Bij Pebble bijvoorbeeld had Eric Migicovsky, de founder, zelf de eerste smartwatch in elkaar gehackt. De promotievideo voor de kickstartercampagne toonde de smartwatch die het team simpelweg nog moest gaan bouwen. Het doel van het Kickstarter-project was om 500.000 dollar op te halen. Uiteindelijk eindigde de campagne met het bedrag van 10,3 miljoen dollar en superloyale klanten die nauw betrokken zijn geweest bij nieuwe productideeën.
Voor mijn huidige project zit ik zelf ook veel bij de consument aan de keukentafel, zonder dat ik eerst een begroting hoef te maken of toestemming van bovenaf moet krijgen. Zo kan ik heel snel leren en op basis daarvan keuzes maken.”
Waar kijk jij als investeerder naar als iemand bij jou pitcht?
“Nummer 1 is de founder en het team. Ik kijk naar iemands ervaring, maar ook naar motivatie en persoonlijkheid. Is iemand bereid feedback tot zich te nemen en er iets mee te doen? En het gaat ook wel een beetje om charisma: lijkt iemand in staat talent en een eventuele volgende investeringsronde bij een vc-fonds aan te trekken?
Daarna kijk ik naar de product-market fit en daarna of er een defensible business is. Dat kan ofwel om intellectueel eigendom zijn, of bijvoorbeeld een netwerkeffect. Het gaat er uiteindelijk om hoe lastig het is voor eventuele concurrenten om jouw marktleiderspositie over te nemen.”

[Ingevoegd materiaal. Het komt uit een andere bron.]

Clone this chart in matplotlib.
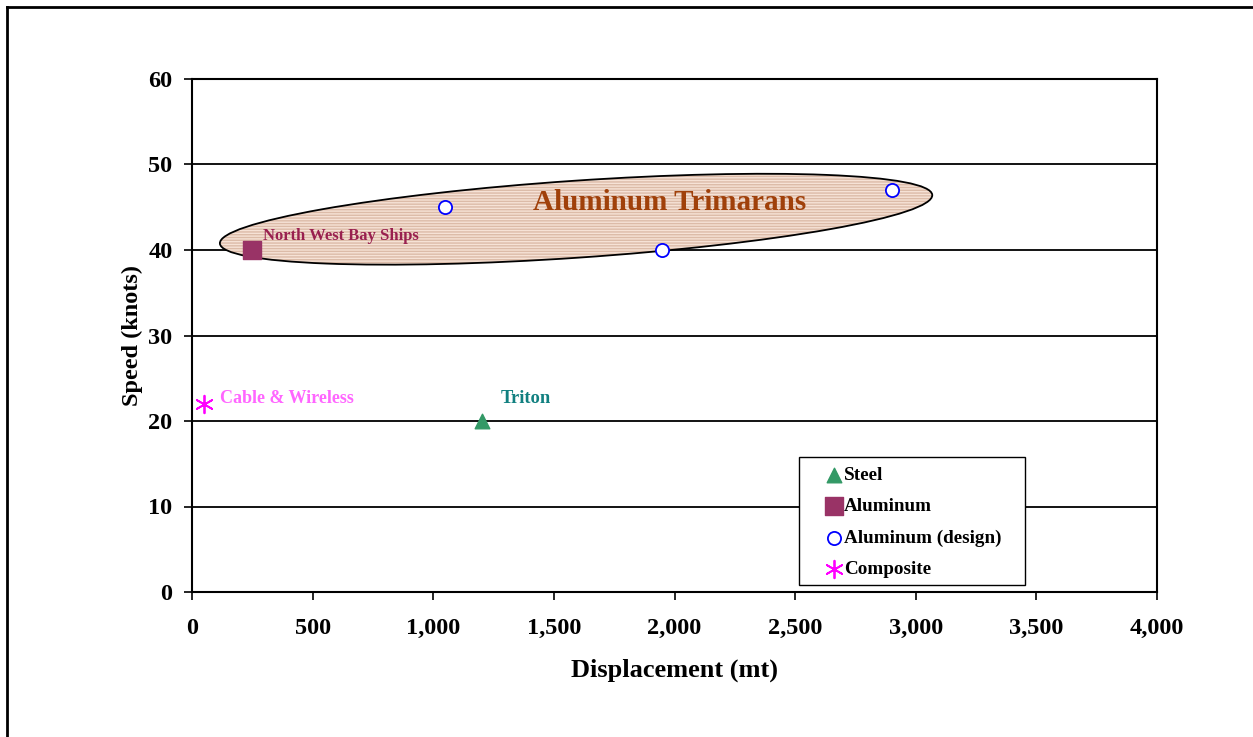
import matplotlib
matplotlib.use("Agg")
import matplotlib.pyplot as plt
from matplotlib.patches import Ellipse, Rectangle
from matplotlib.lines import Line2D
from matplotlib.ticker import FuncFormatter
import matplotlib.transforms as mtransforms

# Data
steel_x = [1200]; steel_y = [20]
alu_x = [250]; alu_y = [40]
design_x = [1050, 1950, 2900]; design_y = [45, 40, 47]
comp_x = [50]; comp_y = [22]
series_labels = ["Steel", "Aluminum", "Aluminum (design)", "Composite"]
x_ticks = [0, 500, 1000, 1500, 2000, 2500, 3000, 3500, 4000]
y_ticks = [0, 10, 20, 30, 40, 50, 60]

plt.rcParams['font.family'] = ['Liberation Serif', 'DejaVu Serif']
plt.rcParams['font.weight'] = 'bold'

fig = plt.figure(figsize=(12.53, 7.37), dpi=100)
ax = fig.add_axes([192/1253, 1-592/737, 965/1253, 513/737])
ax.set_xlim(0, 4000)
ax.set_ylim(0, 60)
ax.set_xticks(x_ticks)
ax.set_yticks(y_ticks)
ax.xaxis.set_major_formatter(FuncFormatter(lambda v, p: f"{int(v):,}"))
ax.tick_params(axis='both', direction='out', length=6, width=1.2, labelsize=17.5)
ax.tick_params(axis='x', pad=13)
ax.tick_params(axis='y', pad=8)
for lbl in ax.get_xticklabels() + ax.get_yticklabels():
    lbl.set_fontweight('bold')
for s in ax.spines.values():
    s.set_linewidth(1.5)
for yv in y_ticks[1:-1]:
    ax.axhline(yv, color='black', lw=1.3, zorder=1)

# Ellipse annotation
trans = fig.dpi_scale_trans + mtransforms.ScaledTranslation(1592, 43.6, ax.transData)
ell_fill = Ellipse((0, 0), 7.14, 0.77, angle=3.9, transform=trans,
                   facecolor='#f6e2d6', edgecolor='#dcbba8', hatch='------', lw=0, zorder=2)
ell_edge = Ellipse((0, 0), 7.14, 0.77, angle=3.9, transform=trans,
                   facecolor='none', edgecolor='black', lw=1.3, zorder=3)
ax.add_patch(ell_fill)
ax.add_patch(ell_edge)

ax.scatter(steel_x, steel_y, marker='^', s=110, color='#339966', zorder=5, label=series_labels[0])
ax.scatter(alu_x, alu_y, marker='s', s=160, color='#993366', zorder=5, label=series_labels[1])
ax.scatter(design_x, design_y, marker='o', s=90, facecolor='white', edgecolor='#0000ff', linewidths=1.3, zorder=5, label=series_labels[2])
ax.scatter(comp_x, comp_y, marker=(6, 2, 0), s=160, color='#ff00ff', linewidths=1.3, zorder=5, label=series_labels[3])

ax.text(1981, 45.6, "Aluminum Trimarans", color='#a0400a', fontsize=21, fontweight='bold', ha='center', va='center', zorder=6)
ax.text(294, 41.6, "North West Bay Ships", color='#99204f', fontsize=12, fontweight='bold', ha='left', va='center', zorder=6)
ax.text(116, 22.6, "Cable & Wireless", color='#ff66ff', fontsize=13, fontweight='bold', ha='left', va='center', zorder=6)
ax.text(1281, 22.6, "Triton", color='#118080', fontsize=13.3, fontweight='bold', ha='left', va='center', zorder=6)

ax.set_xlabel("Displacement (mt)", fontsize=19, fontweight='bold', labelpad=14)
ax.set_ylabel("Speed (knots)", fontsize=17.5, fontweight='bold', labelpad=4)

# Legend box drawn separately for wider side padding
box = Rectangle((0.629, 0.0136), 0.8632 - 0.629, 0.263 - 0.0136, transform=ax.transAxes,
                facecolor='white', edgecolor='black', lw=1.0, zorder=7)
ax.add_patch(box)
leg = ax.legend(loc='upper left', bbox_to_anchor=(0.657, 0.245), frameon=False,
                prop={'weight': 'bold', 'size': 13.8},
                handlelength=0.8, handletextpad=0.15, labelspacing=0.73, borderpad=0, borderaxespad=0)
leg.set_zorder(8)

# figure border
fig.add_artist(Line2D([7/1253, 7/1253], [0, 1-7/737], transform=fig.transFigure, color='black', lw=2))
fig.add_artist(Line2D([7/1253, 1], [1-7/737, 1-7/737], transform=fig.transFigure, color='black', lw=2))

fig.savefig("out.png", dpi=100)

Wat is het voor moment voor Nederlandse startups die ambities in Silicon Valley hebben om de overstap te maken?
“Het kan geen kwaad je product-market fit helemaal in Nederland uit te werken. Alles is hier in San Francisco vele malen duurder, van levensonderhoud tot talent. In Nederland kun je je bedrijf veel goedkoper opzetten. Maar als je eenmaal die fit hebt gevonden en snel wil opschalen, dan moet je hier naartoe komen.”

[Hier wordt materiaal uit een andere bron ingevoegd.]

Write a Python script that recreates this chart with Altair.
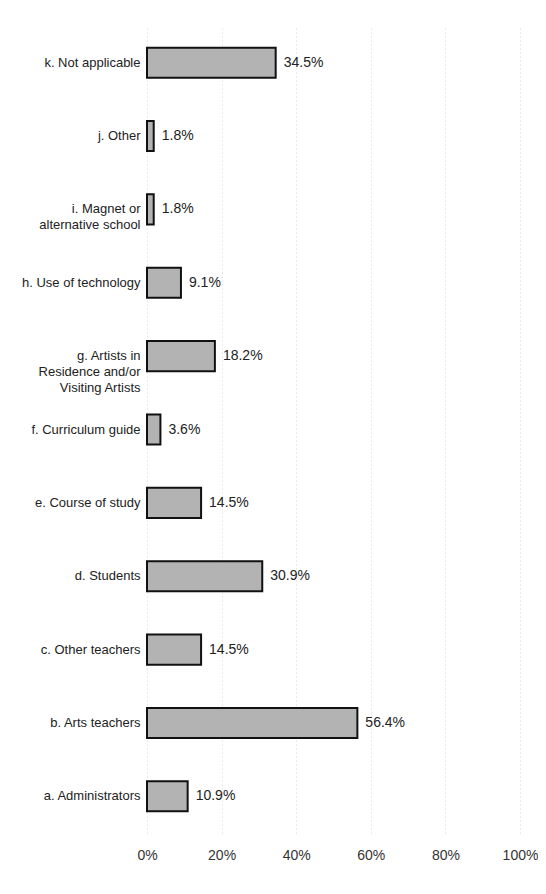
import altair as alt
import pandas as pd

categories = [
    "a. Administrators",
    "b. Arts teachers",
    "c. Other teachers",
    "d. Students",
    "e. Course of study",
    "f. Curriculum  guide",
    "g. Artists in|Residence and/or|Visiting Artists",
    "h. Use of technology",
    "i. Magnet or|alternative school",
    "j. Other",
    "k. Not applicable",
]
values = [10.9, 56.4, 14.5, 30.9, 14.5, 3.6, 18.2, 9.1, 1.8, 1.8, 34.5]
tick_values = [0, 20, 40, 60, 80, 100]

df = pd.DataFrame({"cat": categories, "val": values})
df["label"] = [f"{v:.1f}%" for v in values]

order = categories[::-1]
FONT = "Liberation Sans"

y_enc = alt.Y(
    "cat:N",
    sort=order,
    title=None,
    scale=alt.Scale(paddingInner=0.59, paddingOuter=0.295),
    axis=alt.Axis(
        domain=False,
        ticks=False,
        grid=False,
        labelPadding=7,
        labelFont=FONT,
        labelFontSize=13,
        labelColor="#222",
        labelLimit=200,
        labelLineHeight=16,
        labelExpr="split(datum.label, '|')",
    ),
)

x_enc = alt.X(
    "val:Q",
    title=None,
    scale=alt.Scale(domain=[0, 100], nice=False),
    axis=alt.Axis(
        values=tick_values,
        labelExpr="datum.value + '%'",
        labelFlush=False,
        domain=False,
        ticks=False,
        labelPadding=15,
        labelFont=FONT,
        labelFontSize=14,
        labelColor="#333",
        grid=True,
        gridColor="#d4d4d4",
        gridDash=[1, 3],
        gridWidth=1,
    ),
)

bars = alt.Chart(df).mark_bar(
    fill="#b3b3b3", stroke="#111", strokeWidth=2
).encode(x=x_enc, y=y_enc)

text = alt.Chart(df).mark_text(
    align="left", baseline="middle", dx=8, font=FONT, fontSize=14, color="#222"
).encode(x=x_enc, y=y_enc, text="label:N")

chart = (
    alt.layer(bars, text)
    .properties(
        width=373,
        height=807,
        padding={"left": 13, "top": 18, "right": 0, "bottom": 5},
    )
    .configure(background="white")
    .configure_view(stroke="transparent", strokeWidth=0)
)

chart.save("out.html", embed_options={"renderer": "svg", "actions": False})
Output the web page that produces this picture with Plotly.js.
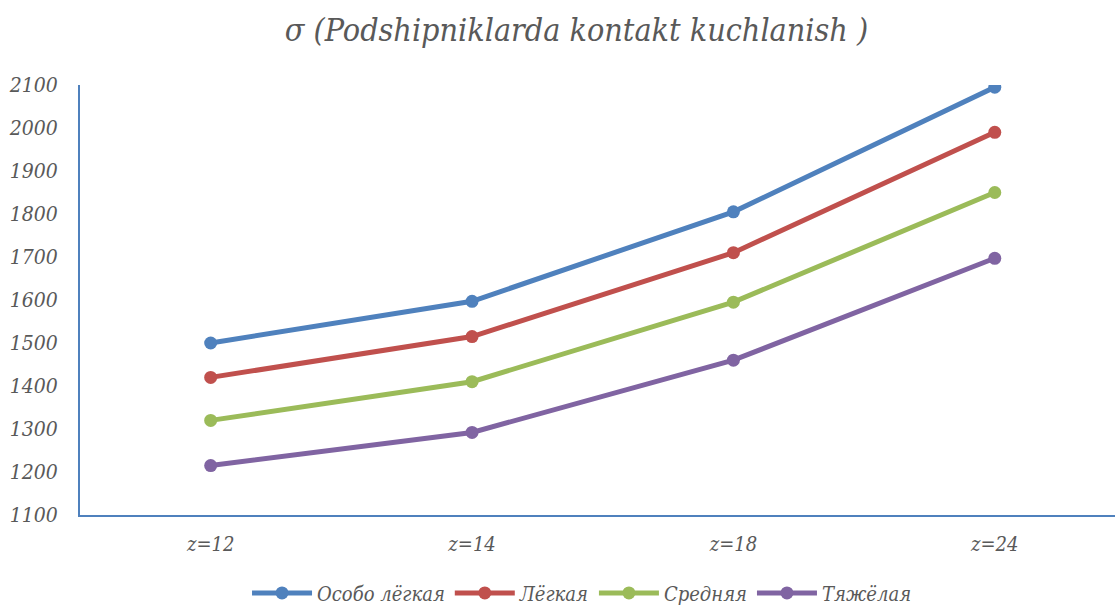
<!DOCTYPE html>
<html>
<head>
<meta charset="utf-8">
<script src="https://cdn.plot.ly/plotly-3.0.1.min.js"></script>
<style>html,body{margin:0;padding:0;background:#fff;}#chart{width:1115px;height:605px;}</style>
</head>
<body>
<div id="chart"></div>
<script>
const categories = ["z=12", "z=14", "z=18", "z=24"];
const seriesNames = ["Особо лёгкая", "Лёгкая", "Средняя", "Тяжёлая"];
const osoboLegkaya = [1500, 1597, 1805, 2095];
const legkaya = [1420, 1515, 1710, 1990];
const srednyaya = [1320, 1410, 1595, 1850];
const tyazhelaya = [1215, 1292, 1460, 1697];
const yTicks = [1100, 1200, 1300, 1400, 1500, 1600, 1700, 1800, 1900, 2000, 2100];
const titleText = "σ (Podshipniklarda kontakt kuchlanish )";

const colors = ["#4F81BD", "#C0504D", "#9BBB59", "#8064A2"];
const allSeries = [osoboLegkaya, legkaya, srednyaya, tyazhelaya];
const font = "DejaVu Serif Condensed, DejaVu Serif, serif";

const traces = allSeries.map((vals, i) => ({
  type: "scatter",
  mode: "lines+markers",
  x: categories,
  y: vals,
  name: seriesNames[i],
  line: {color: colors[i], width: 5},
  marker: {color: colors[i], size: 13}
}));

const layout = {
  width: 1115, height: 605,
  paper_bgcolor: "#fff", plot_bgcolor: "#fff",
  margin: {l: 80, r: 0, t: 85, b: 90},
  showlegend: true,
  font: {family: font, color: "#595959"},
  title: {
    text: "<i>" + titleText + "</i>",
    font: {family: font, size: 32, color: "#595959"},
    x: 0.517, xref: "container", xanchor: "center",
    y: 0.95, yref: "container", yanchor: "middle"
  },
  xaxis: {
    type: "category",
    range: [-0.5, 3.46],
    showgrid: false, zeroline: false,
    showline: true, linecolor: "#4F81BD", linewidth: 2,
    ticks: "", ticklabelstandoff: 10,
    tickfont: {family: font, size: 20, color: "#595959", style: "italic"}
  },
  yaxis: {
    range: [1100, 2100],
    tickvals: yTicks,
    ticktext: yTicks.map(String),
    showgrid: false, zeroline: false,
    showline: true, linecolor: "#4F81BD", linewidth: 2,
    ticks: "", ticklabelstandoff: 16,
    tickfont: {family: font, size: 21, color: "#595959", style: "italic"}
  },
  legend: {
    orientation: "h",
    x: 0.522, xref: "container", xanchor: "center",
    y: 0.02, yref: "container", yanchor: "middle",
    font: {family: font, size: 20, color: "#595959", style: "italic"},
    itemwidth: 60,
    tracegroupgap: 0
  }
};

Plotly.newPlot("chart", traces, layout, {displayModeBar: false, staticPlot: true});
</script>
</body>
</html>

Is het realistisch voor een Nederlandse startup om kapitaal op te halen in Silicon Valley?
“Ja, maar het kost tijd. In twee weken een rondje maken langs Sand Hill Road werkt niet. Je moet hier minstens een half jaar zitten om te weten hoe de hazen lopen. Het helpt ook als je hier een netwerk hebt dat je kan helpen de juiste investeerders te vinden. Daarbij gaat het meer om de diepte van de relaties die je hebt dan hoe groot je netwerk precies is. Goede aanknopingspunten daarvoor zijn Nederlandse netwerken, zoals Holland in the Valley en DutchTechSF.”
Lees ook: Nederlandse vrouwelijke ondernemers in Silicon Valley: ‘Tech-sector heeft behoefte aan feminisering’
Het is niet zo dat durfkapitalisten hier niet in een buitenlands bedrijf willen investeren?
“Er zijn vc’s die niet in een vliegtuig willen stappen, maar over het algemeen is die bereidheid er wel. Vc’s hier beseffen ook dat de burn rate in Nederland veel lager ligt en dat hun geld dus meer doet in zo’n situatie. Maar omdat het toch altijd veiliger lijkt te investeren in iets dat je denkt te kennen, is het belangrijk dat je een mentor of een champion hebt die naar de vc als een soort blijk van vertrouwen geldt. Dat zien ze als een soort pre-vetting.’
Wat is de grootste fout die ondernemers volgens jou maken?
‘Dat ze niet groot genoeg durven te denken. Dat is zeker iets waar Nederlanders soms wel aan lijden. In de VS denken ondernemers toch sneller globaal. Nederlanders willen eerst Nederland veroveren, dan Europa, land per land. Hier is de mentaliteit: think big but act small. Laat met een kleine test zien dat iets werkt, voordat je bakken met geld uitgeeft. Maar daarna willen ze heel Amerika veroveren, en daarna de hele wereld.
Maar ik merk zelf als ondernemer ook opeens hoe moeilijk dat grote denken is. Toen ik voor een vc moest pitchen, betrapte ik mezelf erop dat ik niet groot genoeg dacht. Ik liet een plan zien waar ik in vier jaar tijd naar een omzet van 10 tot 25 miljoen zou groeien, maar dat had 100 miljoen moeten zijn.”